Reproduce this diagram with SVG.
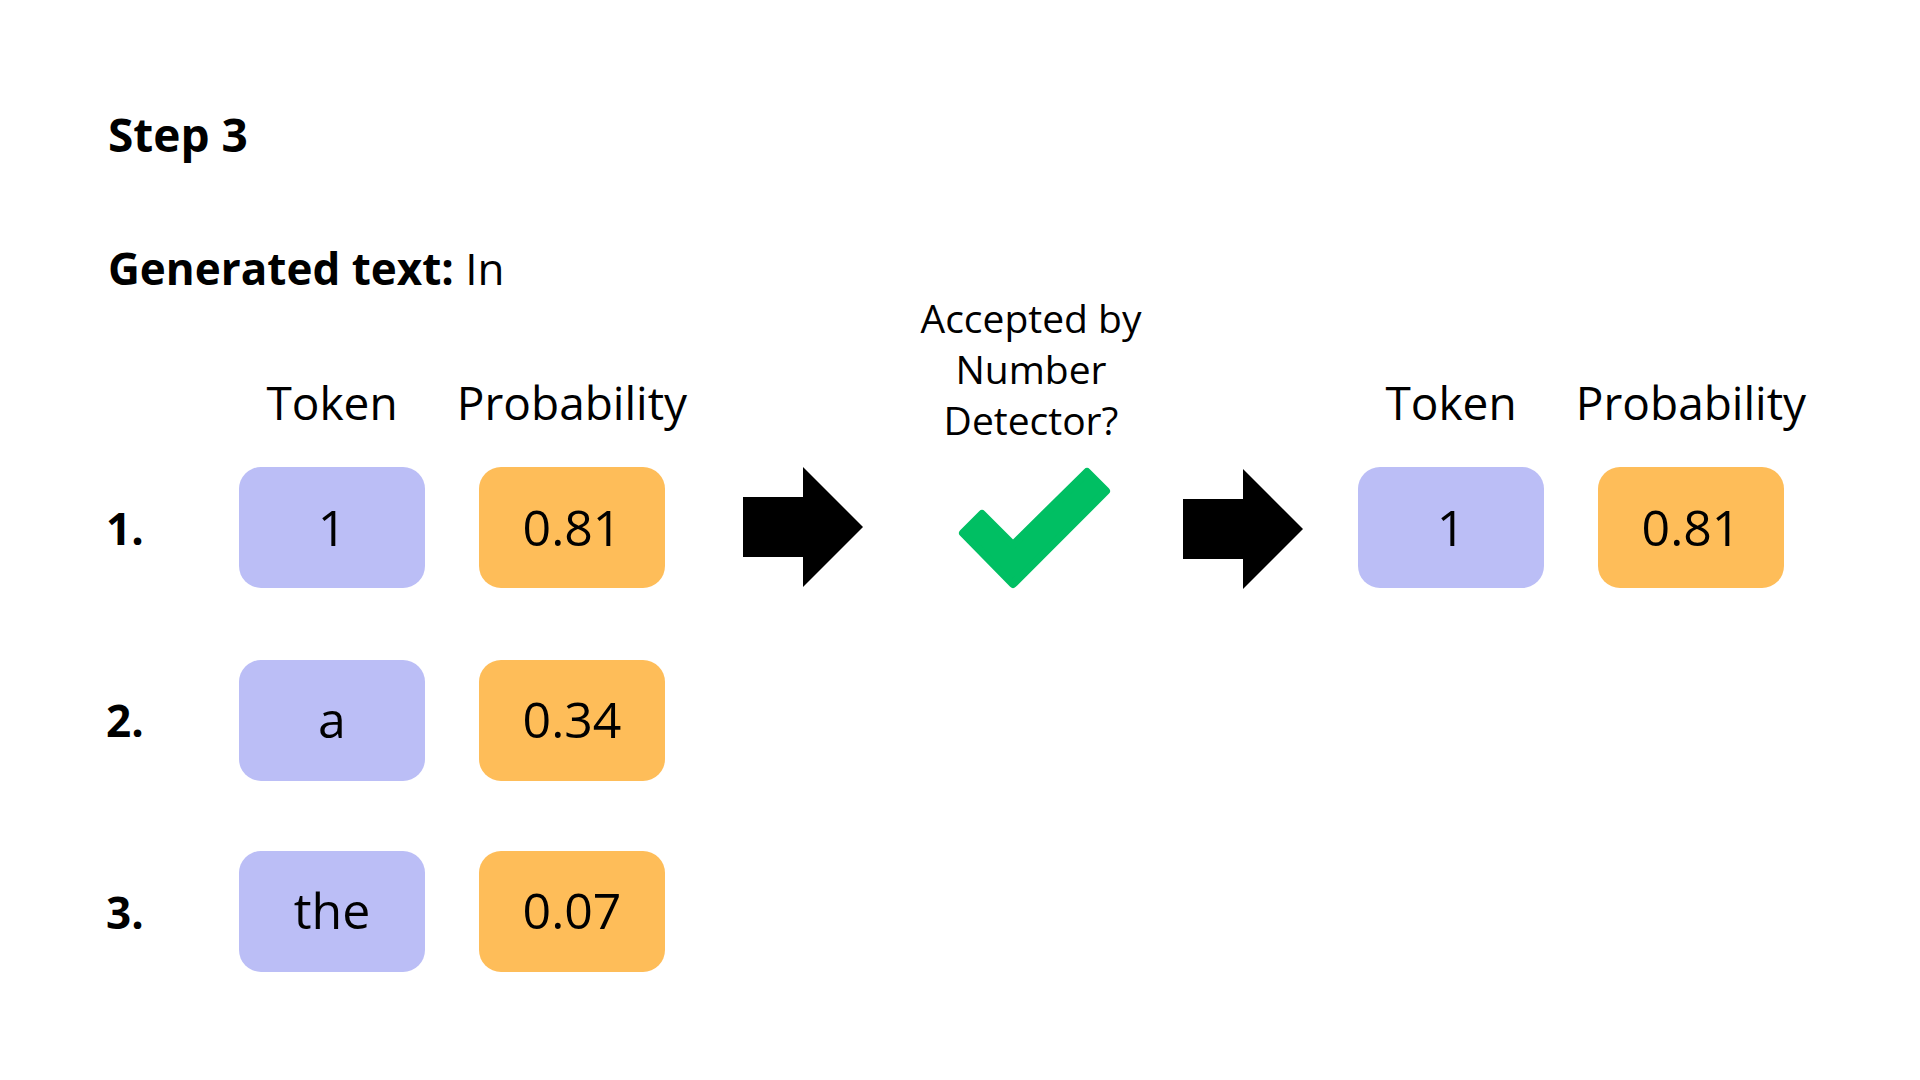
<svg xmlns="http://www.w3.org/2000/svg" width="1920" height="1080" viewBox="0 0 1920 1080">
<style>
text { font-family: "Open Sans", "Noto Sans", "Liberation Sans", sans-serif; fill: #000; }
.title { font-size: 46px; font-weight: 700; }
.head { font-size: 46px; font-weight: 400; text-anchor: middle; }
.num { font-size: 44px; font-weight: 700; }
.val { font-size: 50px; font-weight: 400; text-anchor: middle; }
.q { font-size: 39px; font-weight: 400; text-anchor: middle; }
.tok { fill: #BBBEF6; }
.prob { fill: #FEBD59; }
.arrow { fill: #000; }
</style>
<rect width="1920" height="1080" fill="#fff"/>
<g id="title">
<text class="title" x="108" y="152">Step 3</text>
<text class="title" x="108" y="285" style="font-size:44px">Generated text:<tspan style="font-weight:400"> In</tspan></text>
</g>
<g id="headers-left">
<text class="head" x="332" y="420">Token</text>
<text class="head" x="572" y="420">Probability</text>
</g>
<g id="row-labels">
<text class="num" x="106" y="545">1.</text>
<text class="num" x="106" y="737">2.</text>
<text class="num" x="106" y="929">3.</text>
</g>
<g id="token-1"><rect class="tok" x="239" y="467" width="186" height="121" rx="22"/><text class="val" x="332" y="546">1</text></g>
<g id="prob-1"><rect class="prob" x="479" y="467" width="186" height="121" rx="22"/><text class="val" x="572" y="546">0.81</text></g>
<g id="token-2"><rect class="tok" x="239" y="660" width="186" height="121" rx="22"/><text class="val" x="332" y="738">a</text></g>
<g id="prob-2"><rect class="prob" x="479" y="660" width="186" height="121" rx="22"/><text class="val" x="572" y="738">0.34</text></g>
<g id="token-3"><rect class="tok" x="239" y="851" width="186" height="121" rx="22"/><text class="val" x="332" y="929">the</text></g>
<g id="prob-3"><rect class="prob" x="479" y="851" width="186" height="121" rx="22"/><text class="val" x="572" y="929">0.07</text></g>
<g id="detector">
<text class="q" x="1031" y="333">Accepted by</text>
<text class="q" x="1031" y="384">Number</text>
<text class="q" x="1031" y="435">Detector?</text>
<polygon points="963,533 982,514 1013,545 1087,472 1106,491 1013,584" fill="#00BF63" stroke="#00BF63" stroke-width="8" stroke-linejoin="round"/>
</g>
<g id="headers-right">
<text class="head" x="1451" y="420">Token</text>
<text class="head" x="1691" y="420">Probability</text>
</g>
<g id="token-out"><rect class="tok" x="1358" y="467" width="186" height="121" rx="22"/><text class="val" x="1451" y="546">1</text></g>
<g id="prob-out"><rect class="prob" x="1598" y="467" width="186" height="121" rx="22"/><text class="val" x="1691" y="546">0.81</text></g>
<g id="connectors">
<polygon class="arrow" points="743,497 803,497 803,467 863,527 803,587 803,557 743,557"/>
<polygon class="arrow" points="1183,499 1243,499 1243,469 1303,529 1243,589 1243,559 1183,559"/>
</g>
</svg>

● ● ●

> [TASK DESCRIPTION]
Write out the whole listing exactly, and drop the pictures.

> [EXERCISE SOLUTION]
Reproduce this diagram with SVG.
<svg xmlns="http://www.w3.org/2000/svg" width="1920" height="1080" viewBox="0 0 1920 1080">
<style>
text { font-family: "Open Sans", "Noto Sans", "Liberation Sans", sans-serif; fill: #000; }
.title { font-size: 46px; font-weight: 700; }
.head { font-size: 46px; font-weight: 400; text-anchor: middle; }
.num { font-size: 44px; font-weight: 700; }
.val { font-size: 50px; font-weight: 400; text-anchor: middle; }
.q { font-size: 39px; font-weight: 400; text-anchor: middle; }
.tok { fill: #BBBEF6; }
.prob { fill: #FEBD59; }
.arrow { fill: #000; }
</style>
<rect width="1920" height="1080" fill="#fff"/>
<g id="title">
<text class="title" x="108" y="152">Step 3</text>
<text class="title" x="108" y="285" style="font-size:44px">Generated text:<tspan style="font-weight:400"> In</tspan></text>
</g>
<g id="headers-left">
<text class="head" x="332" y="420">Token</text>
<text class="head" x="572" y="420">Probability</text>
</g>
<g id="row-labels">
<text class="num" x="106" y="545">1.</text>
<text class="num" x="106" y="737">2.</text>
<text class="num" x="106" y="929">3.</text>
</g>
<g id="token-1"><rect class="tok" x="239" y="467" width="186" height="121" rx="22"/><text class="val" x="332" y="546">1</text></g>
<g id="prob-1"><rect class="prob" x="479" y="467" width="186" height="121" rx="22"/><text class="val" x="572" y="546">0.81</text></g>
<g id="token-2"><rect class="tok" x="239" y="660" width="186" height="121" rx="22"/><text class="val" x="332" y="738">a</text></g>
<g id="prob-2"><rect class="prob" x="479" y="660" width="186" height="121" rx="22"/><text class="val" x="572" y="738">0.34</text></g>
<g id="token-3"><rect class="tok" x="239" y="851" width="186" height="121" rx="22"/><text class="val" x="332" y="929">the</text></g>
<g id="prob-3"><rect class="prob" x="479" y="851" width="186" height="121" rx="22"/><text class="val" x="572" y="929">0.07</text></g>
<g id="detector">
<text class="q" x="1031" y="333">Accepted by</text>
<text class="q" x="1031" y="384">Number</text>
<text class="q" x="1031" y="435">Detector?</text>
<polygon points="963,533 982,514 1013,545 1087,472 1106,491 1013,584" fill="#00BF63" stroke="#00BF63" stroke-width="8" stroke-linejoin="round"/>
</g>
<g id="headers-right">
<text class="head" x="1451" y="420">Token</text>
<text class="head" x="1691" y="420">Probability</text>
</g>
<g id="token-out"><rect class="tok" x="1358" y="467" width="186" height="121" rx="22"/><text class="val" x="1451" y="546">1</text></g>
<g id="prob-out"><rect class="prob" x="1598" y="467" width="186" height="121" rx="22"/><text class="val" x="1691" y="546">0.81</text></g>
<g id="connectors">
<polygon class="arrow" points="743,497 803,497 803,467 863,527 803,587 803,557 743,557"/>
<polygon class="arrow" points="1183,499 1243,499 1243,469 1303,529 1243,589 1243,559 1183,559"/>
</g>
</svg>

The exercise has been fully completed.